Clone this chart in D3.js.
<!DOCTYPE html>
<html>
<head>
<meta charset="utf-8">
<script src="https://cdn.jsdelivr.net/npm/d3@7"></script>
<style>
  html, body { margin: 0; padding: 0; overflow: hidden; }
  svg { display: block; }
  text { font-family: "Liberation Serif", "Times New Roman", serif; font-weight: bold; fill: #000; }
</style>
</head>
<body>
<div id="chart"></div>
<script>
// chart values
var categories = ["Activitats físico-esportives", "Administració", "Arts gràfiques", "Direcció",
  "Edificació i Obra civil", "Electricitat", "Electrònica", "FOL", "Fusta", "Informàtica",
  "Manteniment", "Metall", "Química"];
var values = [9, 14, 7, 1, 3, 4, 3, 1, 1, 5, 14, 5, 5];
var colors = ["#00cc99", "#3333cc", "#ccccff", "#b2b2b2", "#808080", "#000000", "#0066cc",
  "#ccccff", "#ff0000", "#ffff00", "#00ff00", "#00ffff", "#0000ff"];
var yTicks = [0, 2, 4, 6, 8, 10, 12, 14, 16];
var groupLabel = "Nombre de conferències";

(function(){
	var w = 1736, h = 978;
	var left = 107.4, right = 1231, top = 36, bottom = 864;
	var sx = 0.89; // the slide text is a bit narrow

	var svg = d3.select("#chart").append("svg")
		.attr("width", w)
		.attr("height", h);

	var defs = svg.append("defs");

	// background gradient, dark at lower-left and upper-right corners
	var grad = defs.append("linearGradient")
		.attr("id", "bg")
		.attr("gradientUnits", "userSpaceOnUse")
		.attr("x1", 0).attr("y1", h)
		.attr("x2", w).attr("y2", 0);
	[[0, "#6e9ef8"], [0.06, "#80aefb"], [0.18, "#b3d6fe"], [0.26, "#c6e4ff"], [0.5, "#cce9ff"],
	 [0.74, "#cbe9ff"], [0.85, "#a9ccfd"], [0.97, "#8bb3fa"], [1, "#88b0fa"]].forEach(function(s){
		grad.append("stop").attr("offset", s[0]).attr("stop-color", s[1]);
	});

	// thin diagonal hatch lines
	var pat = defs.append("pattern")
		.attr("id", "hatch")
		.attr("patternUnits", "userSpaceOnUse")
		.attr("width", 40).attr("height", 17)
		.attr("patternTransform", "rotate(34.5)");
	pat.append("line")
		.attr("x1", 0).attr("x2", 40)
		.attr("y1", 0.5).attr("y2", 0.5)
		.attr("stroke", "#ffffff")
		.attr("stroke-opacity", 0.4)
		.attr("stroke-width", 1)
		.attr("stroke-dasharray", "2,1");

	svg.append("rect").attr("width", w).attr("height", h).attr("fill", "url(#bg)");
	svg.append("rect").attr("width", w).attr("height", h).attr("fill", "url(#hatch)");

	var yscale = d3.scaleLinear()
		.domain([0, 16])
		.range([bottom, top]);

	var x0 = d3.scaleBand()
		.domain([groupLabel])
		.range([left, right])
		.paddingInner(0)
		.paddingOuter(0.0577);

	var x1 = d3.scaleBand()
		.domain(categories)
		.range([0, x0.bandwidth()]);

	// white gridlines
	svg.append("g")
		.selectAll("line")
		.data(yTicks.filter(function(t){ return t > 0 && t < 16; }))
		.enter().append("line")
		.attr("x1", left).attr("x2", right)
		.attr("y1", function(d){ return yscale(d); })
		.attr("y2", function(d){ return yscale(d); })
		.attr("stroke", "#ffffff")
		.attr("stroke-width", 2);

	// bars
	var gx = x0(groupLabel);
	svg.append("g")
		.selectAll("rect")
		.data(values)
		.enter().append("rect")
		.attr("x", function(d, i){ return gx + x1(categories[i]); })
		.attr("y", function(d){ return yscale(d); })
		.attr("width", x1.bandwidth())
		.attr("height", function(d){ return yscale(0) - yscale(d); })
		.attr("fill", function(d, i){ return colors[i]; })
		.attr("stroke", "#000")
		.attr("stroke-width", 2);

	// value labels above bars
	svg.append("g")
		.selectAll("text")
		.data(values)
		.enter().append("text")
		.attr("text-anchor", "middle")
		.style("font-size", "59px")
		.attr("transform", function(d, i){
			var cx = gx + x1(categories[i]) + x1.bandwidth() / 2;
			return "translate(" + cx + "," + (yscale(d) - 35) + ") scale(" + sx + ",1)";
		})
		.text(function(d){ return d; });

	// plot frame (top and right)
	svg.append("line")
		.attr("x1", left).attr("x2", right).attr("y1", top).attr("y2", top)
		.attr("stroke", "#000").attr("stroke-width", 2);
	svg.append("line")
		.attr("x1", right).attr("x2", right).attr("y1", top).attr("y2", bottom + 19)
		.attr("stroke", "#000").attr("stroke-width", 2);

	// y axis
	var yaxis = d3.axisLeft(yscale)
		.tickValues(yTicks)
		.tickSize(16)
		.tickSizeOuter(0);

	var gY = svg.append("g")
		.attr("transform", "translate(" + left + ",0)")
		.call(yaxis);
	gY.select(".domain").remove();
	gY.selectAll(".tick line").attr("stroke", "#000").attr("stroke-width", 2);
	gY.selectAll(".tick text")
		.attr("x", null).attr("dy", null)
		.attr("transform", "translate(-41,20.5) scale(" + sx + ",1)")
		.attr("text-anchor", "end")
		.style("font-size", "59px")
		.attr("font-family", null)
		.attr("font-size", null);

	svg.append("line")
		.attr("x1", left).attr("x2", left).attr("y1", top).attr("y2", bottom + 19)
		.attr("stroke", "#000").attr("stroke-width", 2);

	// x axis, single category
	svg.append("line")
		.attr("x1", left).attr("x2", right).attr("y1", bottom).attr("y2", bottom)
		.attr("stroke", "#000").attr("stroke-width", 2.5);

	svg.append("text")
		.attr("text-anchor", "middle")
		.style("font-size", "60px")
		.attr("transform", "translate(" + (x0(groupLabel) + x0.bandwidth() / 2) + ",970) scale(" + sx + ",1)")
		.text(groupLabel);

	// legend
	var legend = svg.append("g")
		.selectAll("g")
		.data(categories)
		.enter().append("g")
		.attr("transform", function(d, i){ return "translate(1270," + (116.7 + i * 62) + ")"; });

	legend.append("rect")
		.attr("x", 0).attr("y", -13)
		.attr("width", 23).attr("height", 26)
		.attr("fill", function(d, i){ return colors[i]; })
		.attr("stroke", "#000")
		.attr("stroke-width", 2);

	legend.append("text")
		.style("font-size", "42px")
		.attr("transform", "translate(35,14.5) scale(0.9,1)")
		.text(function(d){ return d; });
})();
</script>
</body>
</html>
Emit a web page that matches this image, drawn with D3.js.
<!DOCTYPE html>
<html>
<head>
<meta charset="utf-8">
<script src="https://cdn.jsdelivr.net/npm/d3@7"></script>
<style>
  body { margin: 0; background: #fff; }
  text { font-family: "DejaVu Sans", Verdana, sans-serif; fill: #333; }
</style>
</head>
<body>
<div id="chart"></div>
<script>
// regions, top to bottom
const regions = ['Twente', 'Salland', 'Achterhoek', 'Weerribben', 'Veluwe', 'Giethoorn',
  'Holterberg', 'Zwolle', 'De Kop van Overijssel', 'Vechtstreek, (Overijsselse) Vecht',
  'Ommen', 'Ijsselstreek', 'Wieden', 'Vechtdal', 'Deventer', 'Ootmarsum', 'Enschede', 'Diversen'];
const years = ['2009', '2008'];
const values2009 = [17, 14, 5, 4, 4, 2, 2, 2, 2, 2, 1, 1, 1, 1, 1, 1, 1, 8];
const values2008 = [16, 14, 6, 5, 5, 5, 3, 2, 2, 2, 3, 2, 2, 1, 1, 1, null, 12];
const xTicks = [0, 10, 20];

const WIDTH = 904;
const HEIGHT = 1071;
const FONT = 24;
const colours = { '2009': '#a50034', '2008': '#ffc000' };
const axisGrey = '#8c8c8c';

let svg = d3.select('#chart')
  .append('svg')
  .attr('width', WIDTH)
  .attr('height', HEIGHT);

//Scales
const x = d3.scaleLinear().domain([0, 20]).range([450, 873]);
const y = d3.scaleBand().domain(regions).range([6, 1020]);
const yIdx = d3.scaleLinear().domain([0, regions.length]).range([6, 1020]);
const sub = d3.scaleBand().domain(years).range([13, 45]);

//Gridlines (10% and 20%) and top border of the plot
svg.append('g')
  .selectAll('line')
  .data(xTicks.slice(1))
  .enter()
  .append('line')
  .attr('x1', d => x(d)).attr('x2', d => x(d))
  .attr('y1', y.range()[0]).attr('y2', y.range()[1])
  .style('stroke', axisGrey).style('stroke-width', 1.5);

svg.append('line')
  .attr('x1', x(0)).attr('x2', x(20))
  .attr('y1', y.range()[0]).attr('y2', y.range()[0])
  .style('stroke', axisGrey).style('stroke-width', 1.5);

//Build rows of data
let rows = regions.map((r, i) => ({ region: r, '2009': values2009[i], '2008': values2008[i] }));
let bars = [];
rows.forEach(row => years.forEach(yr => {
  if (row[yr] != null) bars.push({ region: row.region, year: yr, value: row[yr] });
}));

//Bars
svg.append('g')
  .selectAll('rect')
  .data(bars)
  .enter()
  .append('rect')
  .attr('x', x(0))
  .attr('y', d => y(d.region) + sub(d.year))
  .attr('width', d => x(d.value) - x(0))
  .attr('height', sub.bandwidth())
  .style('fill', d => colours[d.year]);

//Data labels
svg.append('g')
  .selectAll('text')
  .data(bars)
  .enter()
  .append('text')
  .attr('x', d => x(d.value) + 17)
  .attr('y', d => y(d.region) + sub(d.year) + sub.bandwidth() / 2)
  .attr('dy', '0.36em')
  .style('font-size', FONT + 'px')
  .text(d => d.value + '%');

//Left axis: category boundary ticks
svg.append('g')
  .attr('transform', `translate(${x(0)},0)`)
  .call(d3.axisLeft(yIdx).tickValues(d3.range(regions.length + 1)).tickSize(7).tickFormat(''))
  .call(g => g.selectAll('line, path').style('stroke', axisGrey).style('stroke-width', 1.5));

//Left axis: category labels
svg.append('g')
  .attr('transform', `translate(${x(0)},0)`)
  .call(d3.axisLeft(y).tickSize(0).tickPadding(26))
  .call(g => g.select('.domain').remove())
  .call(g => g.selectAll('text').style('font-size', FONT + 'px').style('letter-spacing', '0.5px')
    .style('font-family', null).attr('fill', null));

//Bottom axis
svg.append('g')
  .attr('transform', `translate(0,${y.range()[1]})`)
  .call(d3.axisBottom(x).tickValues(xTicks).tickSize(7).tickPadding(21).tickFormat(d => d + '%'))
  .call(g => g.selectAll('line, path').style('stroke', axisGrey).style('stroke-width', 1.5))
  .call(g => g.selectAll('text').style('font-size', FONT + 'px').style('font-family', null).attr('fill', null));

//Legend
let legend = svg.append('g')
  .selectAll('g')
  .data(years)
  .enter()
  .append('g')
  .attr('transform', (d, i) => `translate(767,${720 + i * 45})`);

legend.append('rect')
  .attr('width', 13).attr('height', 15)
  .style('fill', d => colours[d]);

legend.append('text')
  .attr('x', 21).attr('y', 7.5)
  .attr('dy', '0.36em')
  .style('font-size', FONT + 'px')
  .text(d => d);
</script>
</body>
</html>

> _WORK TO BE COMPLETED_
Give only the count of lines in the data that include the string "this".

> _EXERCISE RESPONSE_
2